R.D. Dès le premier gouvernement de la Troïka nous avons choisi de favoriser une voie médiane entre l’impunité et la vengeance : la justice transitionnelle. Nous avons soutenu l’élaboration de la loi mettant en place ce processus à l’issue d’une large concertation nationale. Son vote en 2013 a abouti à la mise en place de l’instance indépendante qui veille à appliquer cette loi, l’IVD. Dans l’application il y a évidemment des problèmes, des questionnements. Certaines personnes peuvent camoufler des dossiers judiciaires, des deals peuvent avoirs lieu entre certaines personnalités politiques de bords différents pour des intérêts personnels c’est vrai. Faut-il s’acharner sur chaque dossier de corruption au risque de ne jamais améliorer le climat des affaires ? Beaucoup d’interrogations restent en suspens et tout ne fonctionne pas à merveille mais le choix est le bon : ni chasse aux sorcières ni impunité. L’IVD a tous les moyens juridiques et financiers pour faire aboutir ce projet. Il faut sauvegarder le processus.

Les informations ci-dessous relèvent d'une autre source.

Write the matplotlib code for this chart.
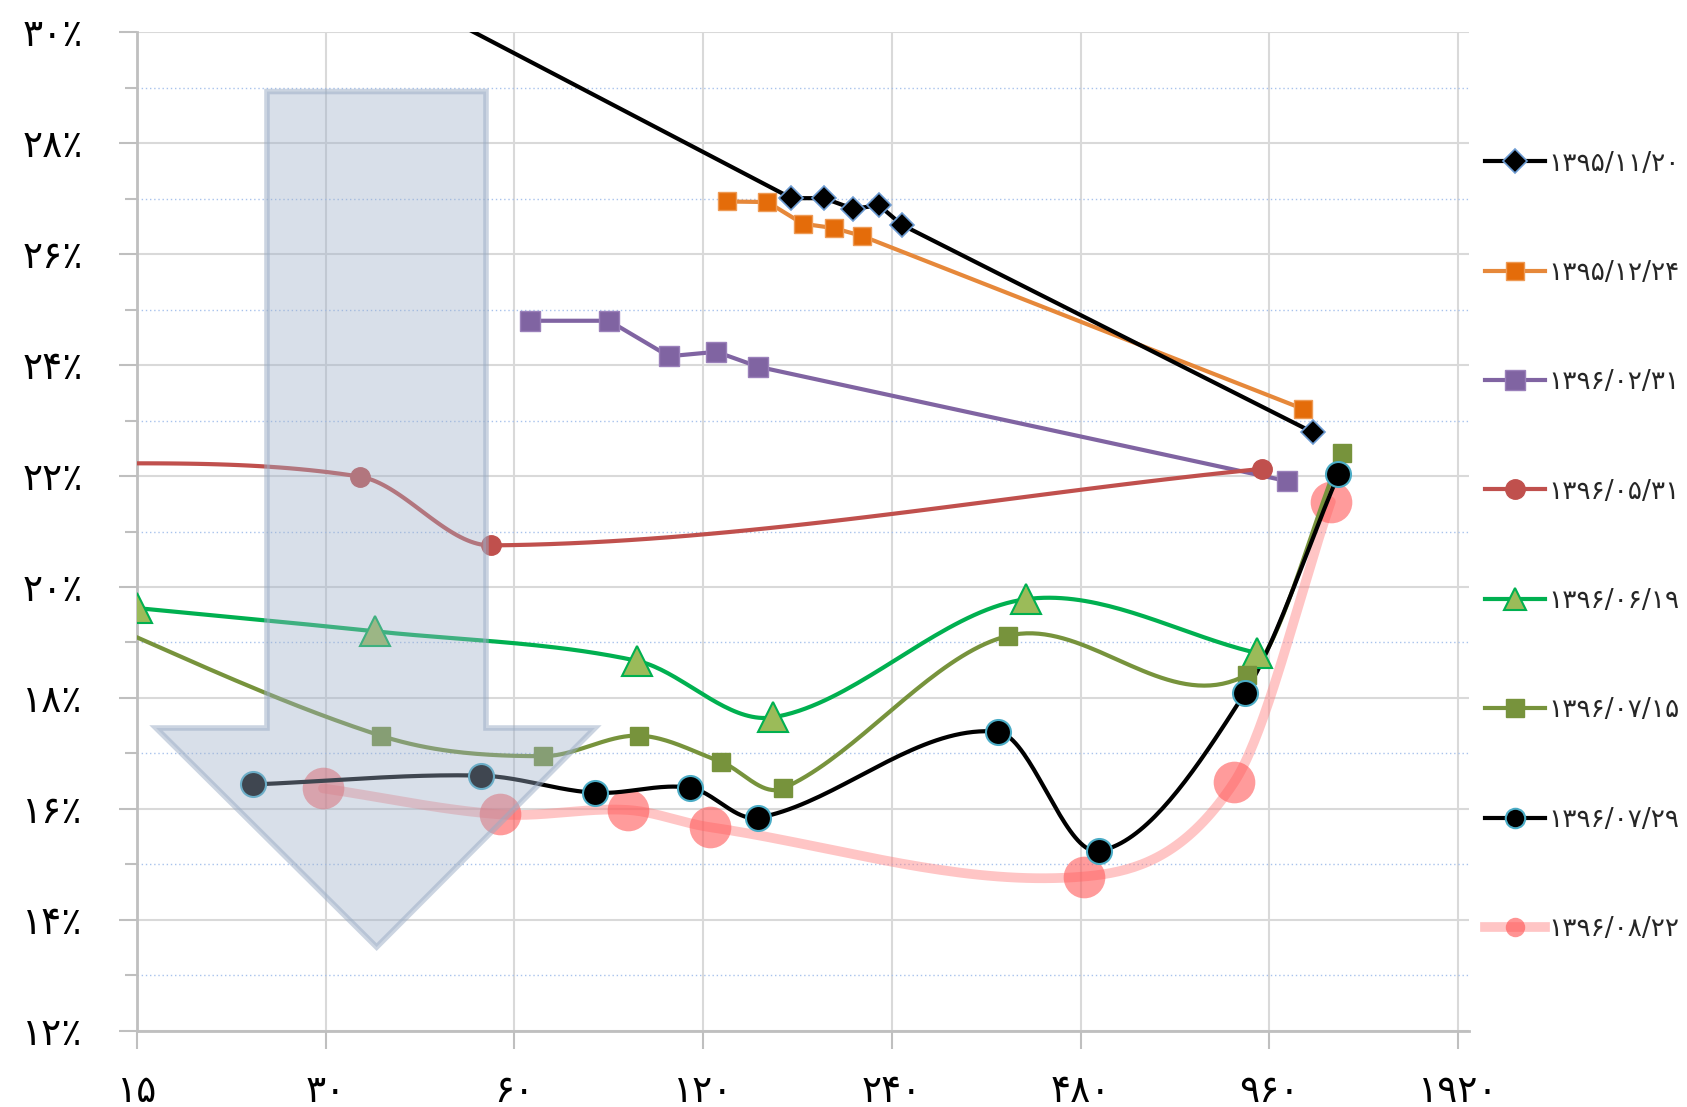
import numpy as np
import matplotlib.pyplot as plt
from matplotlib.patches import Polygon

plt.rcParams['font.family'] = ['DejaVu Sans', 'Noto Sans']

# days to maturity / yield (%) for each date
d_951120 = [30, 166, 187, 208, 229, 249, 1126]
y_951120 = [31.4, 27.01, 27.01, 26.82, 26.88, 26.53, 22.79]

d_951224 = [131, 152, 173, 194, 215, 1087]
y_951224 = [26.95, 26.94, 26.55, 26.47, 26.33, 23.21]

d_960231 = [63.6, 84.9, 105.8, 126, 147, 1024]
y_960231 = [24.80, 24.80, 24.16, 24.24, 23.97, 21.91]

d_960531 = [8, 34, 55, 935]
y_960531 = [22.25, 21.99, 20.75, 22.13]

d_960619 = [15, 36, 94, 155, 393, 917]
y_960619 = [19.62, 19.20, 18.67, 17.65, 19.78, 18.81]

d_960715 = [10, 36.7, 66.7, 94.8, 128, 161, 368, 885, 1253]
y_960715 = [19.95, 17.32, 16.95, 17.32, 16.85, 16.37, 19.12, 18.42, 22.42]

d_960729 = [23, 53, 80.6, 114.5, 147, 354, 513, 878, 1238]
y_960729 = [16.44, 16.60, 16.29, 16.38, 15.84, 17.39, 15.24, 18.09, 22.03]

d_960822 = [29.7, 57, 91, 123, 486, 844, 1204]
y_960822 = [16.37, 15.90, 15.98, 15.67, 14.78, 16.48, 21.54]

labels = ['1395/11/20', '1395/12/24', '1396/02/31', '1396/05/31',
          '1396/06/19', '1396/07/15', '1396/07/29', '1396/08/22']
x_ticks = [15, 30, 60, 120, 240, 480, 960, 1920]
y_ticks = list(range(12, 31, 2))

fa = str.maketrans('0123456789', '۰۱۲۳۴۵۶۷۸۹')


def smooth(xs, ys, n=40):
    # smoothed line as y(log2 x), hermite with neighbour slopes
    px = np.log2(np.asarray(xs, float))
    py = np.asarray(ys, float)
    k = len(px)
    m = np.zeros(k)
    m[0] = (py[1] - py[0]) / (px[1] - px[0])
    m[-1] = (py[-1] - py[-2]) / (px[-1] - px[-2])
    for i in range(1, k - 1):
        m[i] = (py[i + 1] - py[i - 1]) / (px[i + 1] - px[i - 1])
    ox, oy = [px[0]], [py[0]]
    t = np.linspace(0, 1, n)[1:]
    for i in range(k - 1):
        h = px[i + 1] - px[i]
        h00 = 2 * t**3 - 3 * t**2 + 1
        h10 = t**3 - 2 * t**2 + t
        h01 = -2 * t**3 + 3 * t**2
        h11 = t**3 - t**2
        ox.extend(px[i] + h * t)
        oy.extend(h00 * py[i] + h10 * h * m[i] + h01 * py[i + 1] + h11 * h * m[i + 1])
    return 2 ** np.array(ox), np.array(oy)


fig = plt.figure(figsize=(16.87, 11.07), dpi=100)
ax = fig.add_axes([0.0812, 0.0689, 0.7896, 0.9019])

lines = []
l, = ax.plot(d_951120, y_951120, color='black', lw=3, marker='D', ms=12,
             mfc='black', mec='#6C9BD2', mew=1.2, zorder=5)
lines.append(l)
l, = ax.plot(d_951224, y_951224, color='#E6883A', lw=3, marker='s', ms=13,
             mfc='#E46C0A', mec='#EE9A55', mew=1, zorder=4)
lines.append(l)
l, = ax.plot(d_960231, y_960231, color='#8064A2', lw=3, marker='s', ms=14,
             mfc='#8064A2', mec='#9A80BA', mew=1, zorder=4)
lines.append(l)

smooth_specs = [
    (d_960531, y_960531, dict(color='#C0504D', lw=3, ms=14, marker='o', mfc='#C0504D', mec='#C0504D')),
    (d_960619, y_960619, dict(color='#00B050', lw=3, ms=21, marker='^', mfc='#9BBB59', mec='#00B050', mew=1.5)),
    (d_960715, y_960715, dict(color='#77933C', lw=3, ms=13, marker='s', mfc='#77933C', mec='#77933C')),
    (d_960729, y_960729, dict(color='black', lw=3, ms=18, marker='o', mfc='black', mec='#4BACC6', mew=1.5)),
]
for xs, ys, st in smooth_specs:
    sx, sy = smooth(xs, ys)
    ax.plot(sx, sy, color=st['color'], lw=st['lw'], zorder=4, solid_capstyle='round')
    ax.plot(xs, ys, ls='none', marker=st['marker'], ms=st['ms'], mfc=st['mfc'],
            mec=st['mec'], mew=st.get('mew', 1), zorder=5)
    l, = ax.plot([], [], color=st['color'], lw=st['lw'], marker=st['marker'], ms=st['ms'],
                 mfc=st['mfc'], mec=st['mec'], mew=st.get('mew', 1))
    lines.append(l)

sx, sy = smooth(d_960822, y_960822)
ax.plot(sx, sy, color=(1, 0.5, 0.5, 0.45), lw=7, zorder=3, solid_capstyle='round')
ax.plot(d_960822, y_960822, ls='none', marker='o', ms=30, mfc=(1, 0.35, 0.35, 0.6),
        mec='none', zorder=3)
l, = ax.plot([], [], color=(1, 0.5, 0.5, 0.45), lw=7, marker='o', ms=16,
             mfc=(1, 0.35, 0.35, 0.65), mec='none')
lines.append(l)

ax.set_xscale('log', base=2)
ax.set_xlim(15, 2000)
ax.set_ylim(12, 30)
ax.set_xticks(x_ticks)
ax.set_xticklabels([str(v).translate(fa) for v in x_ticks])
ax.xaxis.set_minor_locator(plt.NullLocator())
ax.set_yticks(y_ticks)
ax.set_yticklabels([(str(v) + '٪').translate(fa) for v in y_ticks])
ax.set_yticks(list(range(13, 30, 2)), minor=True)

ax.grid(True, which='major', color='#D9D9D9', lw=1.5, zorder=0)
ax.grid(True, which='minor', axis='y', color='#A8C2EC', lw=1, ls=(0, (1, 2)), zorder=0)
ax.set_axisbelow(True)
for s in ['top', 'right']:
    ax.spines[s].set_visible(False)
for s in ['left', 'bottom']:
    ax.spines[s].set_color('#BFBFBF')
    ax.spines[s].set_linewidth(2)
ax.tick_params(axis='both', which='major', length=13, width=1.5, color='#BFBFBF',
               labelsize=27, labelcolor='black')
ax.tick_params(axis='y', which='major', pad=26)
ax.tick_params(axis='x', which='major', pad=18)
ax.tick_params(axis='y', which='minor', length=9, width=1.5, color='#BFBFBF')

# big downward arrow
arrow = Polygon([(0.0976, 0.9407), (0.262, 0.9407), (0.262, 0.3032), (0.3438, 0.3032),
                 (0.1799, 0.0838), (0.0143, 0.3032), (0.0976, 0.3032)],
                closed=True, transform=ax.transAxes, facecolor=(0.62, 0.69, 0.79, 0.4),
                edgecolor=(0.6, 0.67, 0.77, 0.5), lw=4, zorder=8)
ax.add_patch(arrow)

leg = fig.legend(lines, [s.translate(fa) for s in labels], loc='upper left',
                 bbox_to_anchor=(0.880, 0.864), frameon=False, fontsize=19,
                 handlelength=2.3, handletextpad=0.1, labelspacing=3.16,
                 borderpad=0, borderaxespad=0)
for t in leg.get_texts():
    t.set_color('#262626')
for h in leg.legend_handles:
    if h.get_markersize() > 14:
        h.set_markersize(14 if h.get_marker() == 'o' else 16)

fig.savefig('out.png', dpi=100)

M. Les alliances à l’international ont toujours été au coeur de l’activité politique d’Ennahda. Quels liens privilégiez-vous aujourd’hui à l’étranger ?  

R.D. Notre vision des relations internationales est d’abord indexée aux intérêts de la Tunisie. A ce titre, nous privilégions avant tout les rapports avec les amis traditionnels du pays, à savoir l’Europe et en particulier la France. Il existe également des forces montantes dans le monde, en Asie, en Afrique, des pays émergents qui ont aussi vécu une période de transition et dont nous pouvons nous inspirer. Le Maghreb constitue également une zone essentielle pour nous. Nous souhaitons conserver et développer une complémentarité économique avec nos voisins, notamment l’Algérie avec qui il est capitale de conserver des rapports de confiance.

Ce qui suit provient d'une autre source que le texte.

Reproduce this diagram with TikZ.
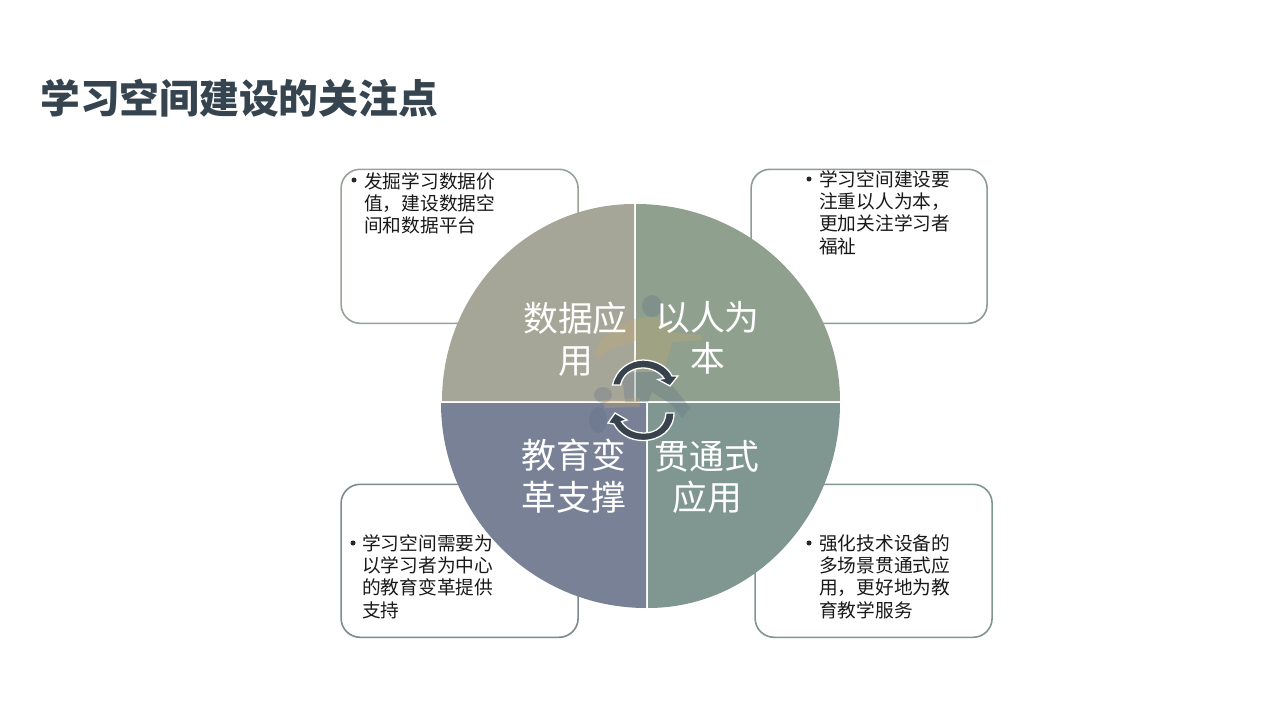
\documentclass[tikz,border=0pt]{standalone}
\usepackage{fontspec}
\setmainfont{Noto Sans CJK SC}
\definecolor{cTL}{HTML}{A6A698}
\definecolor{cTR}{HTML}{8FA08F}
\definecolor{cBL}{HTML}{788196}
\definecolor{cBR}{HTML}{7F9790}
\definecolor{eTL}{HTML}{98A398}
\definecolor{eTR}{HTML}{8F9C92}
\definecolor{eBL}{HTML}{7E8A90}
\definecolor{eBR}{HTML}{7F9790}
\definecolor{ink}{HTML}{36444F}
\definecolor{arrowdark}{HTML}{38424C}
\definecolor{figtan}{HTML}{C9A86C}
\definecolor{figblue}{HTML}{5F7088}
\tikzset{
  notebox/.style={draw=#1,line width=1.6pt,rounded corners=19pt,fill=white},
  sector/.style={fill=#1,draw=none},
  biglabel/.style={text=white,align=center,inner sep=0pt,font=\fontsize{34.8}{41.5}\selectfont},
  notetext/.style={text=black!90,align=left,anchor=north west,inner sep=0pt,font=\fontsize{18.7}{22.2}\selectfont},
  bulletmark/.style={fill=black!85,circle,inner sep=0pt,minimum size=5pt},
  figpart/.style={fill=#1,draw=none,fill opacity=.3},
  turn/.style={fill=arrowdark,draw=white,line width=1.3pt,line join=miter}
}
\begin{document}
\begin{tikzpicture}[x=1pt,y=-1pt]
\useasboundingbox (0,0) rectangle (1280,720);
\fill[white] (0,0) rectangle (1280,720);
\node[anchor=west,inner sep=0pt,text=ink,font=\fontsize{39.8}{44}\selectfont\bfseries] (title) at (40,98) {学习空间建设的关注点};

\node[notebox=eTL,minimum width=237pt,minimum height=154pt,anchor=north west,inner sep=0pt] (boxTL) at (340.3,168.5) {};
\node[notebox=eTR,minimum width=236pt,minimum height=154pt,anchor=north west,inner sep=0pt] (boxTR) at (750.3,168.5) {};
\node[notebox=eBL,minimum width=237pt,minimum height=153pt,anchor=north west,inner sep=0pt] (boxBL) at (340.3,483.5) {};
\node[notebox=eBR,minimum width=237pt,minimum height=153pt,anchor=north west,inner sep=0pt] (boxBR) at (754.3,483.5) {};

\node[bulletmark] (bTL) at (354,180) {};
\node[notetext] (tTL) at (364,172.5) {发掘学习数据价\\值，建设数据空\\间和数据平台};
\node[bulletmark] (bTR) at (809,179) {};
\node[notetext] (tTR) at (819,170.5) {学习空间建设要\\注重以人为本，\\更加关注学习者\\福祉};
\node[bulletmark] (bBL) at (353,543) {};
\node[notetext] (tBL) at (362,534.5) {学习空间需要为\\以学习者为中心\\的教育变革提供\\支持};
\node[bulletmark] (bBR) at (809,543) {};
\node[notetext] (tBR) at (819,534.5) {强化技术设备的\\多场景贯通式应\\用，更好地为教\\育教学服务};

\fill[sector=cTL] (634,401) -- (442,401) arc[start angle=180,end angle=90,x radius=192pt,y radius=197pt] -- cycle;
\fill[sector=cTR] (636,401) -- (636,204) arc[start angle=90,end angle=0,x radius=204pt,y radius=197pt] -- cycle;
\fill[sector=cBL] (646,403) -- (441,403) arc[start angle=180,end angle=270,x radius=205pt,y radius=205pt] -- cycle;
\fill[sector=cBR] (648,403) -- (648,608) arc[start angle=270,end angle=360,x radius=192pt,y radius=205pt] -- cycle;

% faint runner figure
\fill[figpart=figblue] (652,306) ellipse[x radius=10pt,y radius=11pt];
\fill[figpart=figtan] (640,318) .. controls (655,314) and (668,320) .. (672,332) -- (702,335) -- (702,340) -- (672,342) -- (664,372) -- (634,372) -- (637,340) .. controls (625,345) and (600,350) .. (598,360) -- (595,356) .. controls (598,335) and (620,322) .. (640,318) -- cycle;
\fill[figpart=figblue] (635,372) -- (660,372) -- (680,395) -- (690,408) -- (682,418) -- (672,405) -- (652,392) -- (648,402) -- (625,402) -- (622,375) -- cycle;
\fill[figpart=figblue] (603,395) ellipse[x radius=9pt,y radius=8pt];
\fill[figpart=figblue] (598,420) ellipse[x radius=9pt,y radius=13pt];
\fill[figpart=figtan] (602,400) -- (640,398) -- (640,407) -- (605,408) -- cycle;

\node[biglabel] (lTL) at (575.5,339) {数据应\\用};
\node[biglabel] (lTR) at (707.5,338) {以人为\\本};
\node[biglabel] (lBL) at (574,476) {教育变\\革支撑};
\node[biglabel] (lBR) at (707,477) {贯通式\\应用};

% circular arrows
\path[turn] (612.5,385) .. controls (616,369) and (630,360) .. (643,360)
  .. controls (656,360) and (668,367) .. (672,376) -- (678,376) -- (670,386) -- (658,379.5) -- (664,378.5)
  .. controls (660,372) and (651,368) .. (643,368) .. controls (632,368) and (623,374) .. (620.5,385) -- cycle;
\path[turn] (674,413) .. controls (674,430) and (660,440) .. (644,440.5)
  .. controls (630,441) and (618,433) .. (614,424) -- (608,423) -- (615,413) -- (627,420) -- (621.5,421.5)
  .. controls (626,429) and (635,433) .. (644,433) .. controls (657,433) and (665,425) .. (666,413) -- cycle;
\end{tikzpicture}
\end{document}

M. Le partenariat avec le Qatar et la Turquie est également toujours étroit.  

R.D. Nous considérons que la Turquie et le Qatar étaient les premiers pays à bien gérer l’après révolution tunisienne grâce aux soutiens qu’ils ont apporté à ce mouvement révolutionnaire. Les américains eux aussi ont adopté un positionnement pro favorable au départ de Ben Ali beaucoup plus clair que plusieurs pays européens. Les rapports existent toujours et ils son bons bien entendu. Mais il n’y a pas d’exclusivité d’amitié avec ces pays.

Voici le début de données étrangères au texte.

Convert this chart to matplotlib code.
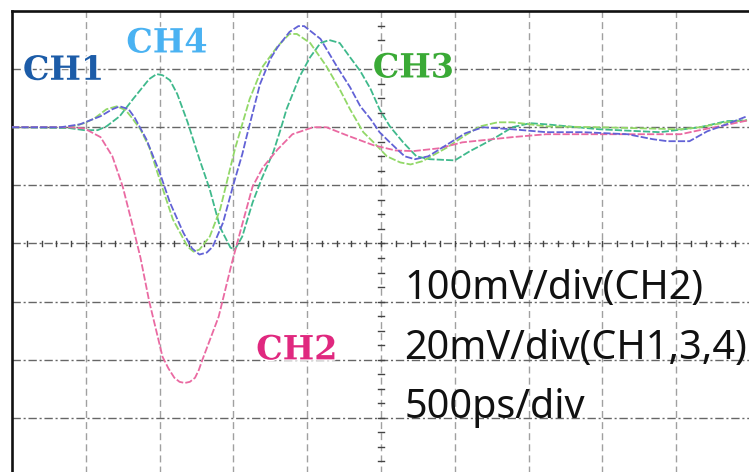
import matplotlib
matplotlib.use('Agg')
import matplotlib.pyplot as plt
import matplotlib.patheffects as pe
import numpy as np

# Scope capture: time in ns, amplitude in mV (relative to the trace baseline)
t_ch1 = [0.00, 0.33, 0.46, 0.60, 0.68, 0.73, 0.79, 0.83, 0.91, 1.00, 1.07, 1.16,
         1.22, 1.27, 1.32, 1.36, 1.43, 1.50, 1.56, 1.59, 1.68, 1.75, 1.80, 1.88,
         1.94, 1.98, 2.09, 2.20, 2.29, 2.36, 2.43, 2.49, 2.56, 2.66, 2.73, 2.82,
         2.95, 3.07, 3.19, 3.39, 3.62, 3.87, 4.17, 4.34, 4.44, 4.59, 4.71, 4.84, 4.98]
v_ch1 = [0.0, 0.0, 1.0, 3.8, 6.2, 7.2, 6.2, 3.4, -4.1, -15.5, -25.9, -36.2,
         -41.7, -43.8, -43.1, -41.1, -32.8, -19.7, -9.3, -3.1, 14.8, 23.5, 27.6, 32.8,
         34.8, 34.8, 30.4, 21.0, 13.8, 7.2, 2.8, -1.7, -5.2, -10.0, -11.0, -10.0,
         -5.9, -2.1, 0.0, -0.7, -1.7, -1.7, -2.4, -4.1, -4.8, -4.8, -1.4, 1.0, 3.8]

t_ch2 = [0.00, 0.39, 0.49, 0.60, 0.68, 0.75, 0.82, 0.87, 0.93, 1.02, 1.06, 1.10,
         1.135, 1.17, 1.205, 1.24, 1.265, 1.29, 1.40, 1.49, 1.56, 1.63, 1.70, 1.80,
         1.90, 2.04, 2.13, 2.27, 2.45, 2.60, 2.72, 2.90, 3.05, 3.39, 3.62, 4.53,
         4.66, 4.80, 4.99]
v_ch2 = [0, 0, -2, -17, -50, -102, -172, -224, -300, -395, -415, -431,
         -438, -440, -438, -431, -418, -400, -326, -233, -167, -102, -69, -38,
         -12, 0, 0, -14, -31, -40, -41, -36, -26, -17, -12, -12,
         -5, 2, 12]

t_ch3 = [0.00, 0.39, 0.49, 0.56, 0.64, 0.71, 0.77, 0.81, 0.87, 0.93, 1.00, 1.09,
         1.19, 1.23, 1.27, 1.34, 1.41, 1.46, 1.51, 1.54, 1.61, 1.70, 1.80, 1.88,
         1.93, 2.02, 2.13, 2.22, 2.29, 2.38, 2.45, 2.54, 2.63, 2.70, 2.78, 2.95,
         3.06, 3.17, 3.29, 3.39, 3.51, 3.62, 3.98, 4.53, 4.66, 4.84, 4.98]
v_ch3 = [0.0, 0.0, 1.4, 3.1, 6.2, 7.2, 5.9, 3.4, -0.7, -6.9, -17.9, -31.7,
         -41.1, -42.8, -42.1, -37.6, -28.3, -17.9, -7.6, -2.4, 9.7, 21.0, 27.9, 32.1,
         32.1, 29.0, 21.0, 13.1, 6.2, -1.7, -5.2, -10.0, -12.1, -12.8, -11.7, -6.9,
         -3.1, 0.3, 1.7, 1.7, 1.0, 0.3, 0.0, -0.7, 0.0, 1.7, 2.4]

t_ch4 = [0.00, 0.39, 0.49, 0.58, 0.64, 0.73, 0.82, 0.89, 0.93, 0.98, 1.02, 1.07,
         1.12, 1.19, 1.27, 1.34, 1.41, 1.48, 1.51, 1.56, 1.63, 1.69, 1.77, 1.82,
         1.86, 1.95, 2.02, 2.09, 2.15, 2.22, 2.29, 2.36, 2.43, 2.49, 2.56, 2.65,
         2.74, 2.83, 3.00, 3.10, 3.19, 3.29, 3.39, 3.51, 3.62, 3.98, 4.39, 4.66,
         4.84, 4.98]
v_ch4 = [0.0, -0.3, -1.0, -1.0, 0.3, 3.8, 9.7, 14.1, 16.6, 18.3, 17.9, 16.2,
         11.4, 1.7, -11.0, -21.4, -34.5, -41.4, -42.1, -37.6, -25.9, -17.9, -8.6, -0.7,
         6.2, 17.6, 24.1, 29.0, 30.0, 29.0, 24.1, 19.3, 13.1, 6.2, 0.3, -5.2,
         -10.0, -11.0, -11.4, -8.3, -5.9, -3.1, 0.0, 1.4, 1.0, -0.7, -1.7, 0.0,
         2.1, 2.4]

# vertical scales (mV/div), baseline position (div) and timebase (ns/div)
scale = {'CH1': 20, 'CH2': 100, 'CH3': 20, 'CH4': 20}
BASE = 2.0
TDIV = 0.5

# trace / label colours
TRACE = {'CH1': '#6262d6', 'CH2': '#ea6aa2', 'CH3': '#92d868', 'CH4': '#3fb98c'}
LABEL = {'CH1': '#1c5ca8', 'CH2': '#e0287f', 'CH3': '#3aaa36', 'CH4': '#4ab2f2'}

fig = plt.figure(figsize=(7.49, 4.72), dpi=100)
ax = fig.add_axes([12/749, -4/472, 738/749, 465/472])
ax.set_xlim(0, 10*TDIV)
ax.set_ylim(-4, 4)
ax.set_xticks([])
ax.set_yticks([])
for s in ('right', 'bottom'):
    ax.spines[s].set_visible(False)
for s in ('left', 'top'):
    ax.spines[s].set_linewidth(1.9)
    ax.spines[s].set_color('#111111')

# graticule
for k in range(1, 10):
    ax.axvline(k*TDIV, color='#a0a0a0', lw=1.0, dashes=(5, 3), zorder=1)
for k in range(-3, 4):
    ax.axhline(k, color='#666666', lw=1.0, dashes=(6, 2, 1.5, 2), zorder=1)

# minor ticks on the centre axes
for tx in np.arange(0, 10*TDIV + 1e-9, TDIV/5):
    ax.plot([tx, tx], [-0.05, 0.05], color='#444444', lw=1.0, zorder=1)
for ty in np.arange(-4, 4 + 1e-9, 0.25):
    ax.plot([5*TDIV - 0.02, 5*TDIV + 0.02], [ty, ty], color='#444444', lw=1.0, zorder=1)

traces = [('CH4', t_ch4, v_ch4), ('CH3', t_ch3, v_ch3),
          ('CH2', t_ch2, v_ch2), ('CH1', t_ch1, v_ch1)]
for name, t, v in traces:
    y = BASE + np.asarray(v, float) / scale[name]
    ax.plot(t, y, color=TRACE[name], lw=1.3, dashes=(4, 1.2), zorder=3)

# channel tags
tags = [('CH1', 0.35, 2.98), ('CH4', 1.05, 3.45), ('CH3', 2.72, 3.02), ('CH2', 1.93, -1.83)]
for name, x, y in tags:
    ax.text(x, y, name, color=LABEL[name], fontsize=24, fontweight='bold',
            family='DejaVu Serif', ha='center', va='center', zorder=5,
            path_effects=[pe.withStroke(linewidth=2, foreground='white')])

# settings readout
info = ['100mV/div(CH2)', '20mV/div(CH1,3,4)', '500ps/div']
for i, s in enumerate(info):
    ax.text(2.66, -0.95 - 1.03*i, s, fontsize=28.5, family='Noto Sans',
            color='#111111', ha='left', va='baseline', zorder=5)

fig.savefig('out.png', dpi=100)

M. La Libye voisine en proie à la violence fragilise la sécurité de la Tunisie. Quel type de solution soutenez-vous dans ce pays ? 

L’enjeu est de trouver une solution équilibrée en interne et d’éviter une intervention militaire extérieure. Le problème libyen qui envenime la situation sécuritaire tunisienne doit aboutir à la consolidation d’un gouvernement d’union nationale. Nous avons visité la Libye à plusieurs reprises et rencontré des personnalités de tous les milieux. Ici en Tunisie, nous accueillons des libyens de tous bords sans privilégier une famille idéologique. La stabilisation de la Tunisie et de la région toute entière dépendent de la stabilisation de la Libye. C’est l’union qu’il faut rechercher.

M. Lorsque vous étiez au pouvoir, vos adversaires politiques vous ont accusé de faire preuve de laxisme envers les mouvements salafistes voire d’être en collusion avec eux. La critique persiste encore aujourd’hui. Que répondez-vous ?

R. D. Entre 2011 et 2012, il y a eu un amalgame idéologique qui consistait pour nos adversaires à nous assimiler aux terroristes. C’est une arme politique qui est, depuis, régulièrement utilisée contre nous. Or nous nous sommes toujours positionnés contre la violence et l’action des groupes terroristes, que ce soit Al-Qaïda, le GIA, et aujourd’hui Daech. Il n’y a jamais eu d’ambiguïté sur ce sujet.

Mais là où nous nous sommes différenciés des autres partis dans le traitement du salafisme, c’est que nous avions à l’époque adopté une vision globale du sujet qui n’excluait pas le dialogue avec certains jeunes fragiles attirés notamment par les sirènes d’Ansar Al-Charia. Il s’agissait de ne pas totalement fermer la porte à ces jeunes dans le but de les ramener à une option politique non violente. A partir du moment où on a découvert, pendant la Troïka, l’existence de caches d’armes d’Ansar As-Sharia sur le territoire tunisien, toute possibilité de dialogue a été supprimée. En mai 2013, alors que nous étions encore au pouvoir, nous avions fait interdire le rassemblement du groupe qui devait se tenir à Kairouan. Cet épisode a définitivement consommé la rupture qui était déjà très claire à l’époque. Jamais nous n’avons joué avec la sécurité des Tunisiens. Les salafistes nous considèrent comme leurs ennemis et nous accusent d’avoir trahi l’islam.